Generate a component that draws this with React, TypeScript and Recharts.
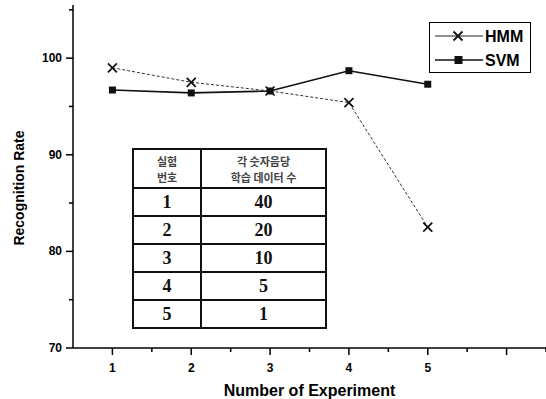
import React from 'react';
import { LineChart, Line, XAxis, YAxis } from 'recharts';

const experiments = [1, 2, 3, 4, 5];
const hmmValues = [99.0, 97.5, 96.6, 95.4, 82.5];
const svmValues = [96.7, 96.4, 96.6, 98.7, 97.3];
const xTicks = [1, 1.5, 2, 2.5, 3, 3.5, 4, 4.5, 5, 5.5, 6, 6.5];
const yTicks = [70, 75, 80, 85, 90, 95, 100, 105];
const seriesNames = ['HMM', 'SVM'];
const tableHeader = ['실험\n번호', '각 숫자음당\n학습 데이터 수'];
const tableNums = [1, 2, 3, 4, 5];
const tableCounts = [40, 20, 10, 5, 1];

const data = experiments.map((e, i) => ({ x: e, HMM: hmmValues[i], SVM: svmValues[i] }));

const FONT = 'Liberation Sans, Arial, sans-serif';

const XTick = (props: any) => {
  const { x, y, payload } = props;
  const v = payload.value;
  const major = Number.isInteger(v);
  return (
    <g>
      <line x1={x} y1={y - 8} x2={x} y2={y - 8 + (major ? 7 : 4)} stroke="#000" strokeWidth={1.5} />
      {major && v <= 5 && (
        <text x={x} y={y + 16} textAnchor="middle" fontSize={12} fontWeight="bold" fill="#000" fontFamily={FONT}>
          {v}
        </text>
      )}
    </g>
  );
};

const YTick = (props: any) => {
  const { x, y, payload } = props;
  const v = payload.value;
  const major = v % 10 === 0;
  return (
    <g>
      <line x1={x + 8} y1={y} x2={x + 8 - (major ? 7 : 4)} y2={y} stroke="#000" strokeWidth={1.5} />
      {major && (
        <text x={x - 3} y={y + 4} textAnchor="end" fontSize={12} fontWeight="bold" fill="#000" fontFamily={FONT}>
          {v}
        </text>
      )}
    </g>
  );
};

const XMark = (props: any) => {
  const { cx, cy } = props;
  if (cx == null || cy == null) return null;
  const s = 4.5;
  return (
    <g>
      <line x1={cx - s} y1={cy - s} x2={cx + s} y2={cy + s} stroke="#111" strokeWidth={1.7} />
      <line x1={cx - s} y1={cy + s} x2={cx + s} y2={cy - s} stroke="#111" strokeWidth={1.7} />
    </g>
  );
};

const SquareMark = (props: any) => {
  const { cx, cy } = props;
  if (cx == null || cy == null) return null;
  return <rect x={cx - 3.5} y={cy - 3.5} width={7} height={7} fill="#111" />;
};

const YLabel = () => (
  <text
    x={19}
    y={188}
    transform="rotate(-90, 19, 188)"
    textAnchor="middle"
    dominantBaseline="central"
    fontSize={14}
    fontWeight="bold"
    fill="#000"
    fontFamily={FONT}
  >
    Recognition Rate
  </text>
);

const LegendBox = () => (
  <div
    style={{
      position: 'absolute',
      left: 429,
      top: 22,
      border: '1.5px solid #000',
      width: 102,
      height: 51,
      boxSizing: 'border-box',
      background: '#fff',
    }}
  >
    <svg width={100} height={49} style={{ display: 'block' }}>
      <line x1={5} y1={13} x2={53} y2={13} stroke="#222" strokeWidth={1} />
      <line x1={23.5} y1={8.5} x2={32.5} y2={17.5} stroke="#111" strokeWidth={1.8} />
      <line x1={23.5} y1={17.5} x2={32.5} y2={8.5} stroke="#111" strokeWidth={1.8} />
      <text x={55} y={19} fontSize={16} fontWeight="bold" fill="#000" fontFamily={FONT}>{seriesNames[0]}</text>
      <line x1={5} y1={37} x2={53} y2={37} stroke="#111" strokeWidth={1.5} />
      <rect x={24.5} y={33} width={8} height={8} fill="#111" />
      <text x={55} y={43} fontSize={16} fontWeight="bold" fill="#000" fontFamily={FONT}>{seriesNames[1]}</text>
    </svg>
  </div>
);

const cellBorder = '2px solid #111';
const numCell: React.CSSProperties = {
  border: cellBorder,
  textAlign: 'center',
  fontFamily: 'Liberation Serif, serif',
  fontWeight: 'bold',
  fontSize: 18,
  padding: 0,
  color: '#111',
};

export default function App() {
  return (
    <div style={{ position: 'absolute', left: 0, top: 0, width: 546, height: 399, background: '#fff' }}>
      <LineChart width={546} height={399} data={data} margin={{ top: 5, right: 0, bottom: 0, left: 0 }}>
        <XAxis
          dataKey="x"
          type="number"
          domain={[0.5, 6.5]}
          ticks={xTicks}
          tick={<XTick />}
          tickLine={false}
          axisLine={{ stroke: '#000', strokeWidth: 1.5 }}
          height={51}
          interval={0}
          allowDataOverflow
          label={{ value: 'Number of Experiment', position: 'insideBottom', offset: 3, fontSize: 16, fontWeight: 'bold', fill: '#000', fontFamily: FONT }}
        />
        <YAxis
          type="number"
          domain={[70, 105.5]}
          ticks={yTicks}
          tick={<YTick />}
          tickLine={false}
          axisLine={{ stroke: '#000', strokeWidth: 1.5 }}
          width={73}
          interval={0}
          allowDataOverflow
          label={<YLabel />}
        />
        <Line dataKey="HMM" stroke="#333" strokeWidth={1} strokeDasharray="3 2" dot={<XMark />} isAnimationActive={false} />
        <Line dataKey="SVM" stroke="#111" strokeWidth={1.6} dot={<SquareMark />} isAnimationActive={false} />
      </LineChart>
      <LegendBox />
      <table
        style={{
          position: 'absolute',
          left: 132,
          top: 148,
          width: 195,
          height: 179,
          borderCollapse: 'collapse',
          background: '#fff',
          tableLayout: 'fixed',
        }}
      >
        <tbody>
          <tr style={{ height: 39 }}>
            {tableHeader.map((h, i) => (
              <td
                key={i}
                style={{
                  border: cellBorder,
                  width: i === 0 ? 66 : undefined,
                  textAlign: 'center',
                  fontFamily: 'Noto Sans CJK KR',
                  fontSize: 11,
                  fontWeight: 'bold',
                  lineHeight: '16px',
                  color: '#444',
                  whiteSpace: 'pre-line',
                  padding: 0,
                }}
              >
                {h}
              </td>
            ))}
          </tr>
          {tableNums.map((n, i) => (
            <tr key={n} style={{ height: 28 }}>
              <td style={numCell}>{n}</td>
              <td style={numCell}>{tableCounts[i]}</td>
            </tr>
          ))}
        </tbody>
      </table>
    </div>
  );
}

DIRECTION: From the first line above down to the line with "Line, XAxis, YAxis", reproduce every line and no others, omitting pictures.

EXPECTED ANSWER:
Generate a component that draws this with React, TypeScript and Recharts.
import React from 'react';
import { LineChart, Line, XAxis, YAxis } from 'recharts';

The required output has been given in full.